Notei que no final do dia, as pessoas que estavam liderando as equipes não queriam mais mulheres ajudando e isso me fez sentir inútil, por mais que eu insistisse. E ainda tinha muita disposição pra tal. Muito mais do que muito homem que estava por ali ajudando. Depois de algumas horas ajudando, parar foi terrível. Ver aquele monte de coisa pra ser feita e ficar sentada foi agonizante. Mas havia uma hierarquia naquele grupo e infelizmente, eu fui obrigada a abaixar a cabeça. Foram 6 horas de trabalho e nenhuma sensação de dever cumprido. Queria ajudar mais, não queria ir embora, vendo tanta coisa pra fazer.
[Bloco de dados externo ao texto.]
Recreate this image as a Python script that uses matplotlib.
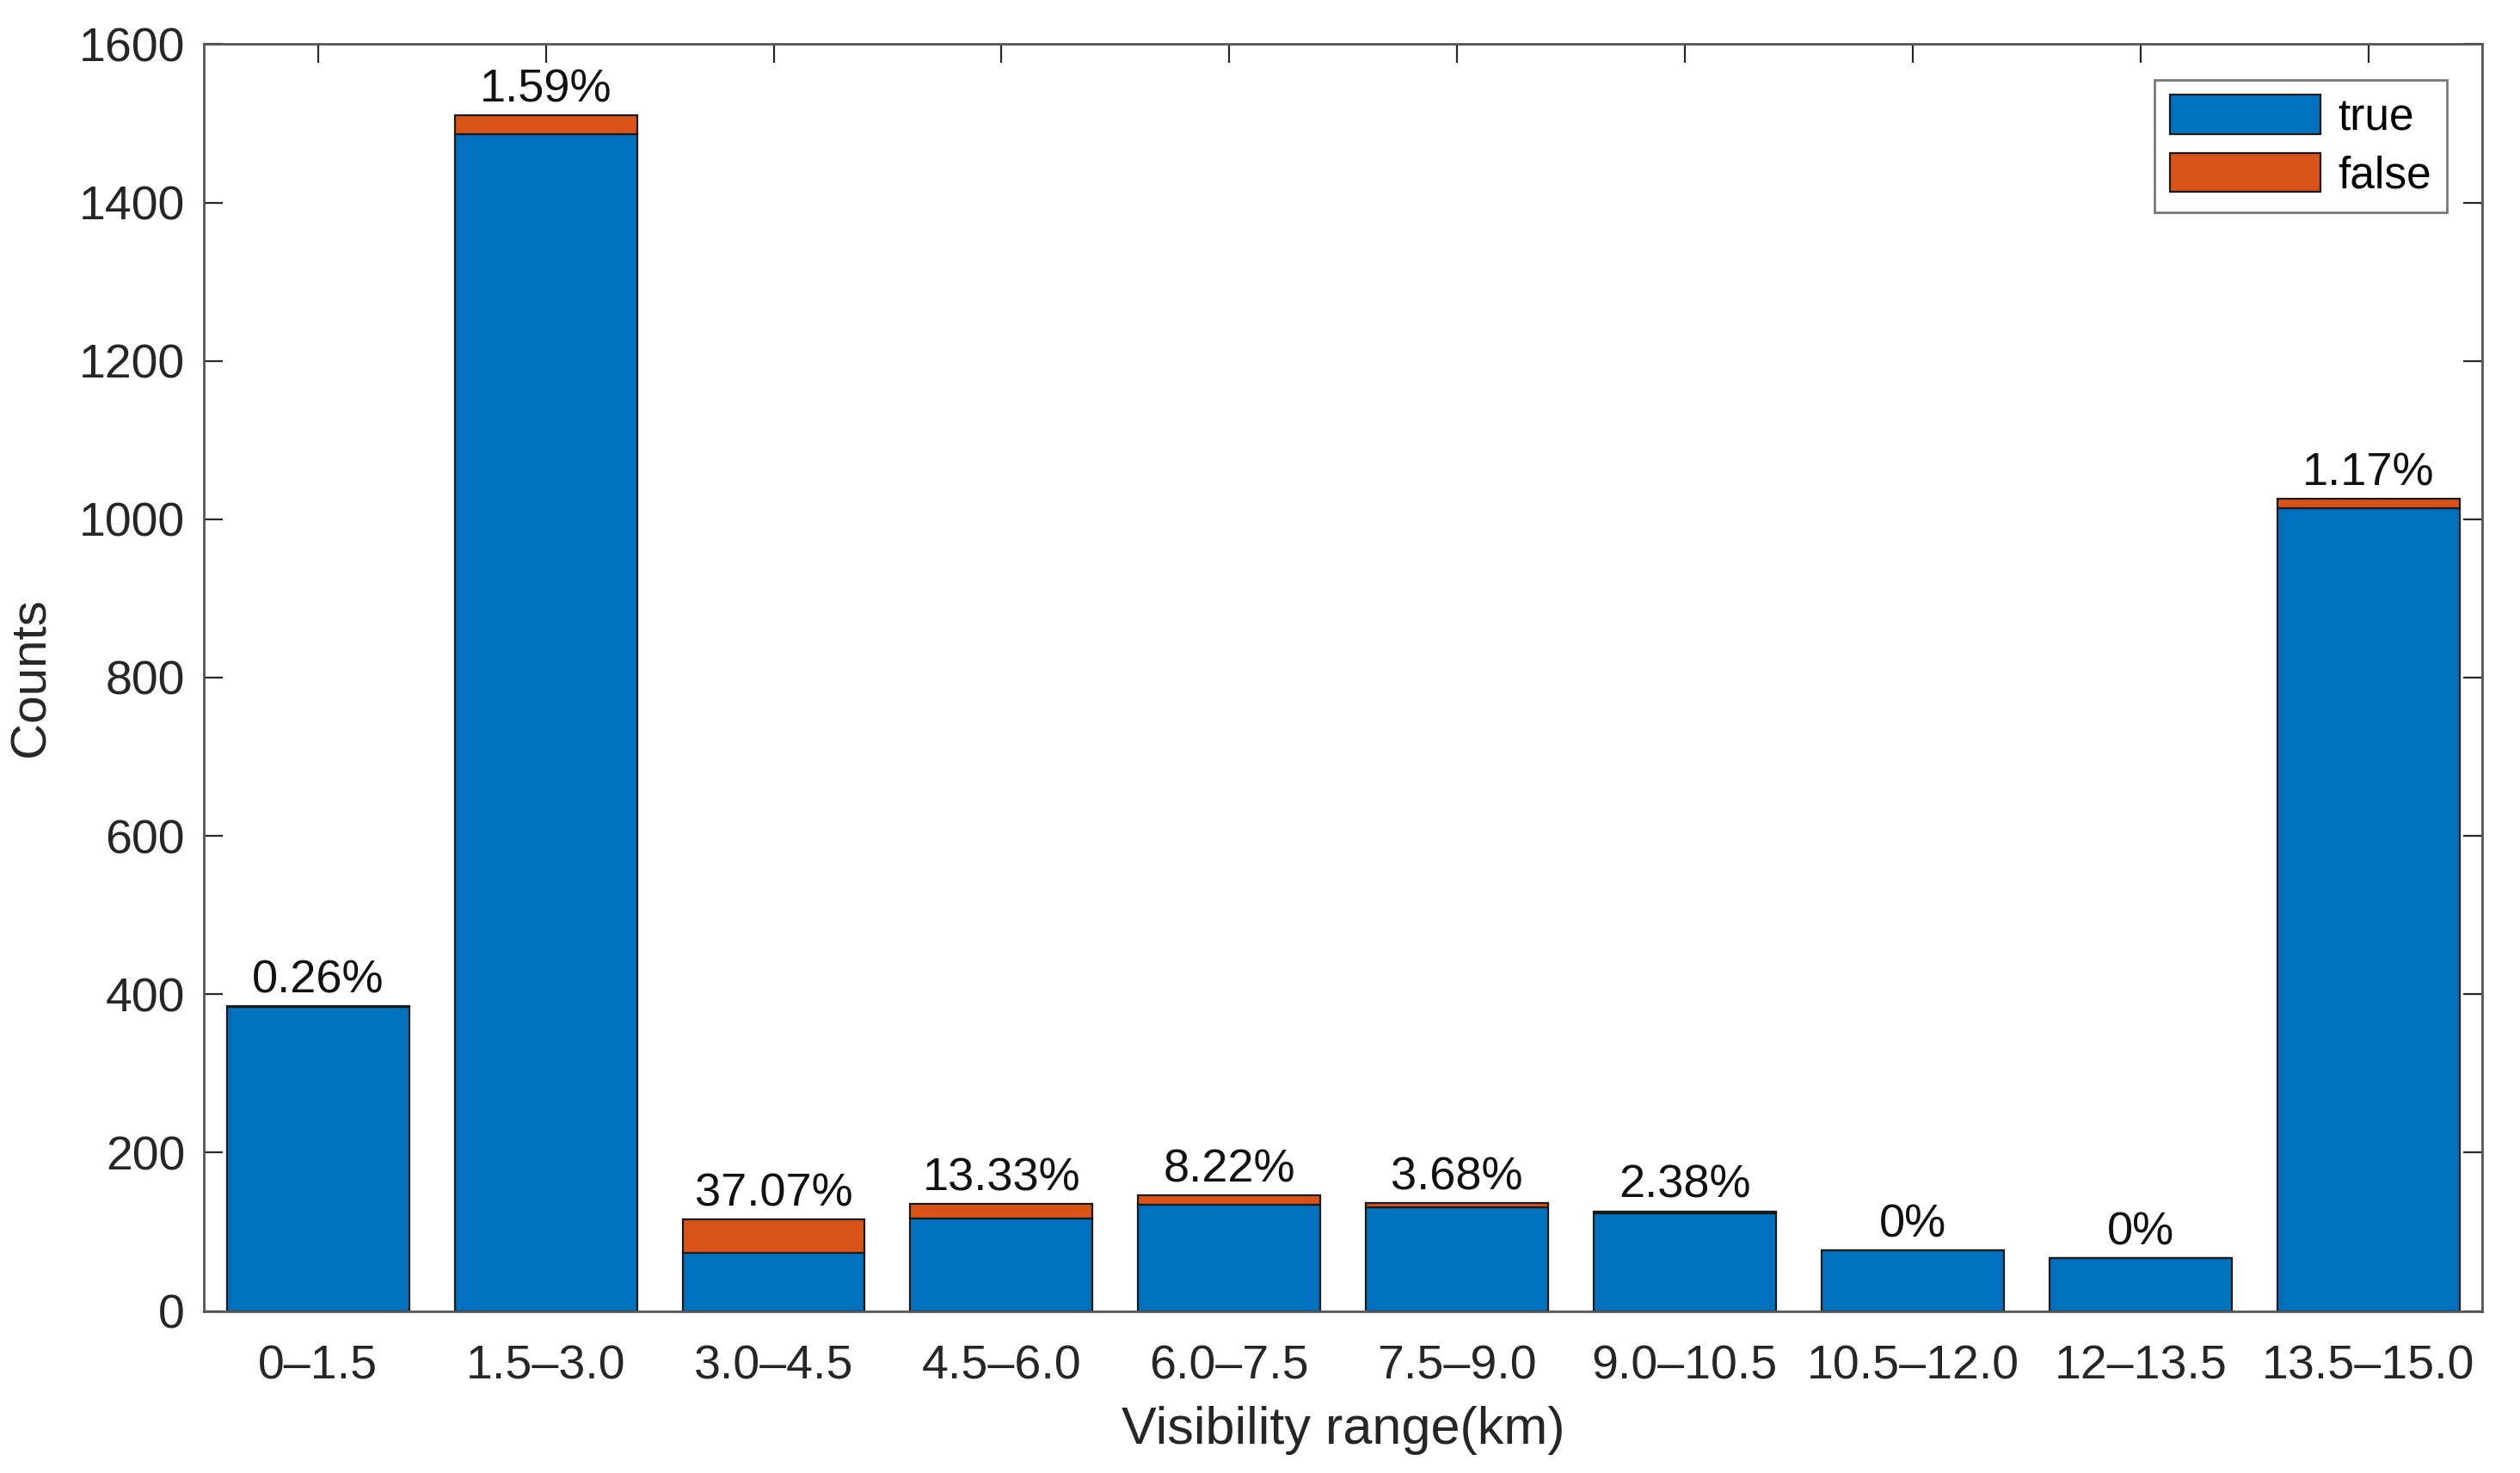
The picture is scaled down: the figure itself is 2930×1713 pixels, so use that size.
import numpy as np
import matplotlib.pyplot as plt

plt.rcParams['font.family'] = ['Liberation Sans', 'DejaVu Sans']

# visibility bins and counts
ranges = ["0\u20131.5", "1.5\u20133.0", "3.0\u20134.5", "4.5\u20136.0", "6.0\u20137.5",
          "7.5\u20139.0", "9.0\u201310.5", "10.5\u201312.0", "12\u201313.5", "13.5\u201315.0"]
true_counts = [384, 1486, 73, 117, 134, 131, 123, 77, 67, 1014]
false_counts = [1, 24, 43, 18, 12, 5, 3, 0, 0, 12]
pct_labels = ["0.26%", "1.59%", "37.07%", "13.33%", "8.22%",
              "3.68%", "2.38%", "0%", "0%", "1.17%"]

blue = "#0072BD"
orange = "#D95319"
axcol = "#262626"

fig = plt.figure(figsize=(14.65, 8.565), dpi=200)
ax = fig.add_axes([0.081, 0.110, 0.904, 0.860])

x = np.arange(1, len(ranges) + 1)
ax.bar(x, true_counts, width=0.8, color=blue, edgecolor="#1a1a1a", linewidth=0.8,
       label="true", zorder=2)
ax.bar(x, false_counts, width=0.8, bottom=true_counts, color=orange,
       edgecolor="#1a1a1a", linewidth=0.8, label="false", zorder=2)

totals = np.array(true_counts) + np.array(false_counts)
for xi, tot, lab in zip(x, totals, pct_labels):
    ax.text(xi, tot + 5, lab, ha="center", va="bottom", fontsize=19.5, color="#111111")

ax.set_xlim(0.5, 10.5)
ax.set_ylim(0, 1600)
ax.set_xticks(x)
ax.set_xticklabels(ranges)
ax.set_yticks(np.arange(0, 1601, 200))
ax.tick_params(direction="in", length=8, width=0.8, colors=axcol, labelsize=20,
               top=True, right=True, pad=8)
ax.tick_params(axis="x", pad=14)
for s in ax.spines.values():
    s.set_color("#555555")
    s.set_linewidth(1.0)
    s.set_zorder(3)

ax.set_xlabel("Visibility range(km)", fontsize=22, color=axcol, labelpad=7)
ax.set_ylabel("Counts", fontsize=21, color=axcol, labelpad=10)

leg = ax.legend(loc="upper right", fontsize=18.5, handlelength=3.4, handleheight=1.0,
                borderaxespad=0.8, fancybox=False, edgecolor="#555555",
                handletextpad=0.4, labelspacing=0.3, borderpad=0.35)
leg.get_frame().set_linewidth(1.0)

fig.savefig("out.png", dpi=200)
Dever cumprido seria se quando eu colocasse a cabeça na poltrona do ônibus, expressasse um sorriso, mas pelo contrário, as lágrimas desceram junto com a sensação de que faltava muito mais.

2 comentários:

  1. Acredito que quem subiu no ônibus para ajudar já sabia da seriedade do trabalho e desgaste emocional, afinal de contas foi a maior tragédia desse tipo no mundo!
    Não rolava de oferecer ajuda a Cruz Vermelha ou outro grupo não? Se o seu grupo não te quer, procura outro!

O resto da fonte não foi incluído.